Substituting the equations for r_1 and r_2 we get:
5) F_? = G \Large { \left( { m_1 ( 1 + m_2 / m_1 ) \over r } \right) \left( { m_2 ( 1 + m_1 / m_2 ) \over r } \right) } . . . ????
Simplifying:
6) F_? = { \Large { \left( { { G m_1 m_2 } \over { r ^ 2 } } \right) } } ( 1 + m_2 / m_1 ) ( 1 + m_1 / m_2 ) . . . ????
... which is never less than 4 times the actual Newtonian gravitational force.
Define b , the ratio of the masses, as
7) b = m_1 / m_2
Define the error factor E :
8) E = ( 1 + m_2 / m_1 ) ( 1 + m_1 / m_2 )
so that
9) F_? ~ = ~ F_N \times E
If b = 1 then E = 4 .
If b = 2 or b = 0.5 then E = 4.5 .
For large b , E \approx 2 + b \approx \approx b , and for small b , E \approx 2 + 1 / b \approx \approx 1/b .
mass ratio b |
force ratio E |
|
0.001 |
1002.001 |
|
0.01 |
102.01 |
|
0.1 |
12.1 |
|
0.2 |
7.2 |
|
0.5 |
4.5 |
|
1.0 |
4.0 |
|
2.0 |
4.5 |
|
5.0 |
7.2 |
|
10.0 |
12.1 |
|
100.0 |
102.01 |
|
1000.0 |
1002.001 |
|
1047.4 |
1049.4 |
Sun to Jupiter ratio |
1e33 |
1e33 |
Sun to sand grain ratio |
1.2e47 |
1.2e47 |
Sun to hydrogen atom ratio |
For very small m_1 compared to m_2 , the F_? "force" becomes:
10) F_? \approx F_N / b \approx F_N m_2 / m_1 \approx G \left( \Large { {m_2}^2 \over { r^2 } } \right)
and the acceleration of m_1 is
11) a_? = F_? / m_1 \approx G \left( \Large { {m_2}^2 \over { m_1 ~ r^2 } } \right) = a_N \times { m_2 / m_1 }
A circular orbit has a centripedal acceleration a = v^2 / r , so the orbital velocity is proportional to the square root of acceleration. 1047 times the acceleration means 32.4 times the orbital velocity.
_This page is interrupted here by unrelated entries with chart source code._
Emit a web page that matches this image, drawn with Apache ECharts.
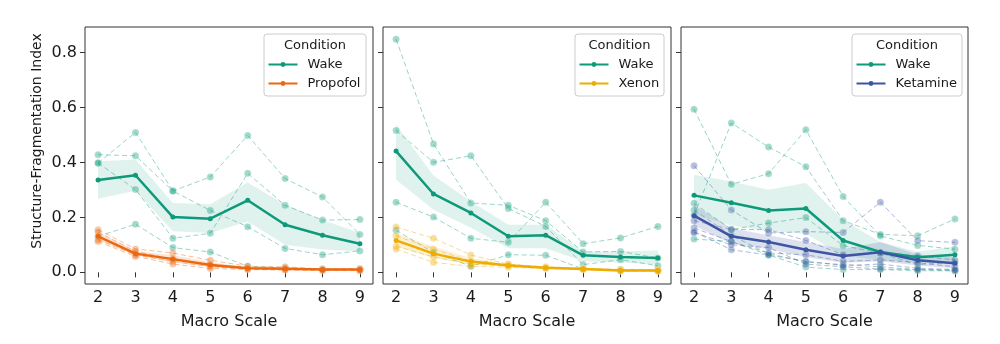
<!DOCTYPE html>
<html><head><meta charset="utf-8">
<script src="https://cdn.jsdelivr.net/npm/echarts@6/dist/echarts.min.js"></script>
<style>html,body{margin:0;padding:0;background:#fff}#c{width:1000px;height:344px}</style>
</head><body><div id="c"></div><script>
// ---------- data ----------
const macroScales = [2, 3, 4, 5, 6, 7, 8, 9];
const yTickValues = [0, 0.2, 0.4, 0.6, 0.8];
const conditionNames = ['Propofol', 'Xenon', 'Ketamine'];
const yTitle = 'Structure-Fragmentation Index';

// Panel 1: Wake vs Propofol
const p1WakeSubjects = [
  [0.428, 0.424, 0.296, 0.347, 0.498, 0.341, 0.274, 0.138],
  [0.398, 0.509, 0.296, 0.225, 0.166, 0.087, 0.064, 0.078],
  [0.398, 0.301, 0.124, 0.142, 0.360, 0.244, 0.190, 0.192],
  [0.131, 0.175, 0.090, 0.074, 0.022, 0.016, 0.012, 0.010]
];
const p1WakeMean = [0.336, 0.353, 0.201, 0.195, 0.262, 0.173, 0.135, 0.104];
const p1WakeLow  = [0.268, 0.297, 0.149, 0.143, 0.185, 0.100, 0.083, 0.077];
const p1WakeHigh = [0.404, 0.410, 0.252, 0.248, 0.327, 0.246, 0.190, 0.143];
const p1DrugSubjects = [
  [0.155, 0.085, 0.070, 0.044, 0.022, 0.020, 0.012, 0.014],
  [0.147, 0.076, 0.048, 0.030, 0.016, 0.014, 0.010, 0.010],
  [0.119, 0.063, 0.040, 0.020, 0.012, 0.010, 0.008, 0.008],
  [0.112, 0.058, 0.030, 0.014, 0.010, 0.008, 0.007, 0.006]
];
const p1DrugMean = [0.131, 0.068, 0.048, 0.027, 0.015, 0.013, 0.010, 0.010];
const p1DrugLow  = [0.117, 0.062, 0.036, 0.019, 0.011, 0.010, 0.008, 0.007];
const p1DrugHigh = [0.147, 0.078, 0.062, 0.037, 0.019, 0.017, 0.012, 0.012];

// Panel 2: Wake vs Xenon
const p2WakeSubjects = [
  [0.848, 0.467, 0.252, 0.244, 0.188, 0.074, 0.076, 0.052],
  [0.516, 0.400, 0.424, 0.232, 0.167, 0.028, 0.046, 0.024],
  [0.255, 0.201, 0.124, 0.109, 0.255, 0.104, 0.125, 0.167],
  [0.153, 0.072, 0.022, 0.064, 0.062, 0.012, 0.010, 0.008]
];
const p2WakeMean = [0.441, 0.285, 0.216, 0.131, 0.135, 0.062, 0.056, 0.052];
const p2WakeLow  = [0.337, 0.228, 0.162, 0.088, 0.088, 0.040, 0.036, 0.028];
const p2WakeHigh = [0.537, 0.352, 0.258, 0.173, 0.173, 0.076, 0.076, 0.080];
const p2DrugSubjects = [
  [0.165, 0.124, 0.063, 0.030, 0.020, 0.015, 0.010, 0.010],
  [0.133, 0.085, 0.040, 0.028, 0.018, 0.012, 0.006, 0.006],
  [0.095, 0.056, 0.030, 0.024, 0.016, 0.012, 0.006, 0.006],
  [0.085, 0.036, 0.022, 0.018, 0.014, 0.010, 0.005, 0.004]
];
const p2DrugMean = [0.116, 0.068, 0.039, 0.025, 0.017, 0.012, 0.007, 0.007];
const p2DrugLow  = [0.094, 0.052, 0.028, 0.020, 0.014, 0.010, 0.005, 0.005];
const p2DrugHigh = [0.142, 0.093, 0.052, 0.031, 0.021, 0.015, 0.009, 0.009];

// Panel 3: Wake vs Ketamine
const p3WakeSubjects = [
  [0.593, 0.320, 0.359, 0.519, 0.276, 0.132, 0.098, 0.084],
  [0.208, 0.543, 0.456, 0.384, 0.188, 0.138, 0.133, 0.194],
  [0.251, 0.156, 0.179, 0.199, 0.097, 0.070, 0.028, 0.036],
  [0.227, 0.134, 0.068, 0.038, 0.028, 0.020, 0.010, 0.007],
  [0.121, 0.112, 0.063, 0.019, 0.010, 0.010, 0.006, 0.005]
];
const p3WakeMean = [0.280, 0.253, 0.225, 0.232, 0.116, 0.074, 0.055, 0.064];
const p3WakeLow  = [0.210, 0.170, 0.150, 0.140, 0.060, 0.045, 0.035, 0.035];
const p3WakeHigh = [0.355, 0.330, 0.300, 0.325, 0.190, 0.110, 0.075, 0.095];
const p3DrugSubjects = [
  [0.388, 0.227, 0.143, 0.148, 0.145, 0.255, 0.115, 0.109],
  [0.188, 0.156, 0.155, 0.116, 0.064, 0.070, 0.060, 0.045],
  [0.161, 0.112, 0.070, 0.064, 0.040, 0.045, 0.035, 0.020],
  [0.148, 0.082, 0.063, 0.040, 0.025, 0.030, 0.015, 0.010],
  [0.145, 0.100, 0.090, 0.030, 0.020, 0.012, 0.010, 0.008]
];
const p3DrugMean = [0.206, 0.131, 0.110, 0.082, 0.059, 0.073, 0.044, 0.033];
const p3DrugLow  = [0.170, 0.105, 0.085, 0.055, 0.035, 0.040, 0.025, 0.015];
const p3DrugHigh = [0.245, 0.160, 0.135, 0.110, 0.085, 0.110, 0.065, 0.055];

// ---------- styling ----------
const WAKE = '#0e9a7a';
const DRUG_COLORS = ['#ec670f', '#efac00', '#3d56a3'];
const FONT = 'DejaVu Sans';
const TXT = '#1a1a1a';

const panels = [
  {wakeS: p1WakeSubjects, wakeM: p1WakeMean, wakeL: p1WakeLow, wakeH: p1WakeHigh,
   drugS: p1DrugSubjects, drugM: p1DrugMean, drugL: p1DrugLow, drugH: p1DrugHigh},
  {wakeS: p2WakeSubjects, wakeM: p2WakeMean, wakeL: p2WakeLow, wakeH: p2WakeHigh,
   drugS: p2DrugSubjects, drugM: p2DrugMean, drugL: p2DrugLow, drugH: p2DrugHigh},
  {wakeS: p3WakeSubjects, wakeM: p3WakeMean, wakeL: p3WakeLow, wakeH: p3WakeHigh,
   drugS: p3DrugSubjects, drugM: p3DrugMean, drugL: p3DrugLow, drugH: p3DrugHigh}
];
const gridBoxes = [
  {left: 85, top: 27, width: 288, height: 257},
  {left: 383, top: 27, width: 288, height: 257},
  {left: 681, top: 27, width: 287, height: 257}
];
const legendBoxes = [
  {x: 264, w: 102}, {x: 575, w: 89}, {x: 852, w: 110}
];

function pts(arr) { return macroScales.map((x, j) => [x, arr[j]]); }

function subjectSeries(ax, arr, color, name) {
  return {
    type: 'line', name: name, xAxisIndex: ax, yAxisIndex: ax, data: pts(arr),
    silent: true, z: 2, symbol: 'circle', symbolSize: 7,
    lineStyle: {color: color, width: 1, type: [5, 3], opacity: 0.42},
    itemStyle: {color: color, opacity: 0.38, borderColor: '#ffffff', borderWidth: 0.6},
    emphasis: {disabled: true}, animation: false
  };
}
function meanSeries(ax, arr, color, name) {
  return {
    type: 'line', name: name, xAxisIndex: ax, yAxisIndex: ax, data: pts(arr),
    z: 5, symbol: 'circle', symbolSize: 5, showSymbol: true,
    lineStyle: {color: color, width: 2.5},
    itemStyle: {color: color, borderColor: color, borderWidth: 0},
    emphasis: {disabled: true}, animation: false
  };
}
function bandSeries(ax, low, high, color, op) {
  return {
    type: 'custom', xAxisIndex: ax, yAxisIndex: ax, silent: true, z: 3,
    data: macroScales.map((x, j) => [x, low[j], high[j]]),
    encode: {x: 0, y: [1, 2]}, animation: false,
    renderItem: function (params, api) {
      if (params.dataIndex !== 0) return null;
      const poly = [];
      for (let j = 0; j < macroScales.length; j++) poly.push(api.coord([macroScales[j], high[j]]));
      for (let j = macroScales.length - 1; j >= 0; j--) poly.push(api.coord([macroScales[j], low[j]]));
      return {type: 'polygon', shape: {points: poly}, style: {fill: color, opacity: op}};
    }
  };
}

const series = [];
panels.forEach((p, i) => {
  const dc = DRUG_COLORS[i];
  p.wakeS.forEach((s, k) => series.push(subjectSeries(i, s, WAKE, 'wake-subj-' + i + '-' + k)));
  p.drugS.forEach((s, k) => series.push(subjectSeries(i, s, dc, 'drug-subj-' + i + '-' + k)));
  series.push(bandSeries(i, p.wakeL, p.wakeH, WAKE, 0.13));
  series.push(bandSeries(i, p.drugL, p.drugH, dc, 0.18));
  series.push(meanSeries(i, p.wakeM, WAKE, 'Wake'));
  series.push(meanSeries(i, p.drugM, dc, conditionNames[i]));
});

const grids = gridBoxes.map(g => Object.assign({show: true, borderColor: '#333333', borderWidth: 1, backgroundColor: 'transparent', containLabel: false}, g));

const xAxes = gridBoxes.map((g, i) => ({
  type: 'value', gridIndex: i, min: 1.65, max: 9.35,
  axisLine: {show: false},
  axisTick: {show: true, customValues: macroScales, length: 5, lineStyle: {color: '#333333', width: 1}},
  axisLabel: {show: true, customValues: macroScales, fontSize: 16, fontFamily: FONT, color: TXT, margin: 6},
  splitLine: {show: false},
  name: 'Macro Scale', nameLocation: 'middle', nameGap: 30,
  nameTextStyle: {fontSize: 16, fontFamily: FONT, color: TXT}
}));
const yAxes = gridBoxes.map((g, i) => ({
  type: 'value', gridIndex: i, min: -0.0425, max: 0.8925,
  axisLine: {show: false},
  axisTick: {show: true, customValues: yTickValues, length: 5, lineStyle: {color: '#333333', width: 1}},
  axisLabel: {show: i === 0, customValues: yTickValues, fontSize: 16, fontFamily: FONT, color: TXT, margin: 8,
              formatter: v => Number(v).toFixed(1)},
  splitLine: {show: false}
}));

const legends = [];
const graphics = [];
graphics.push({type: 'text', z: 10, x: 37, y: 141, rotation: Math.PI / 2,
  style: {text: yTitle, fontSize: 14, fontFamily: FONT, fill: TXT, textAlign: 'center', textVerticalAlign: 'middle'}});
legendBoxes.forEach((b, i) => {
  graphics.push({type: 'rect', z: 50, shape: {x: b.x, y: 34, width: b.w, height: 62, r: 3},
    style: {fill: 'rgba(255,255,255,0.8)', stroke: '#cccccc', lineWidth: 1}});
  graphics.push({type: 'text', z: 51, x: b.x + b.w / 2, y: 45.5,
    style: {text: 'Condition', fontSize: 13, fontFamily: FONT, fill: TXT, textAlign: 'center', textVerticalAlign: 'middle'}});
  [['Wake', 58], [conditionNames[i], 77]].forEach(([nm, top]) => {
    legends.push({
      data: [nm], left: b.x + 3.5, top: top, orient: 'vertical', padding: 0,
      itemWidth: 29, itemHeight: 6, z: 60, selectedMode: false,
      textStyle: {fontSize: 13, fontFamily: FONT, color: TXT, padding: [0, 0, 0, 5]}
    });
  });
});

const chart = echarts.init(document.getElementById('c'), null, {renderer: 'canvas'});
chart.setOption({
  backgroundColor: '#ffffff',
  animation: false,
  textStyle: {fontFamily: FONT},
  grid: grids, xAxis: xAxes, yAxis: yAxes,
  legend: legends, graphic: graphics, series: series
});
</script></body></html>
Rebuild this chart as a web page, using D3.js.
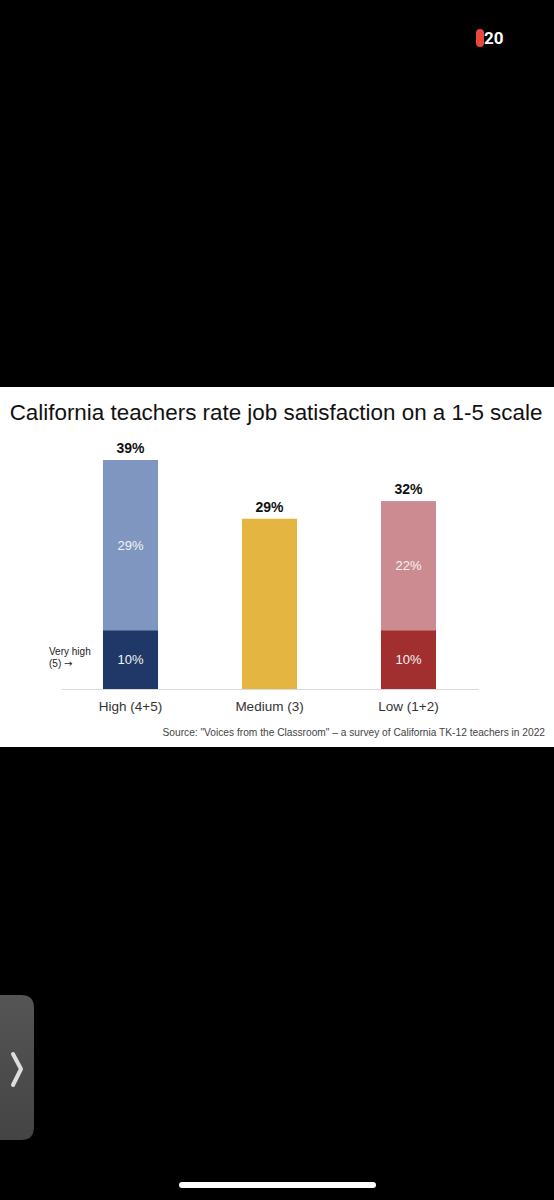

The unrestricted 3 body problem is very difficult to solve - approximation and computers are needed, but are good enough to deliver space probes to other planets with parts-per-billion accuracy. My colleague's "approximation" is incorrect, yet more difficult to solve.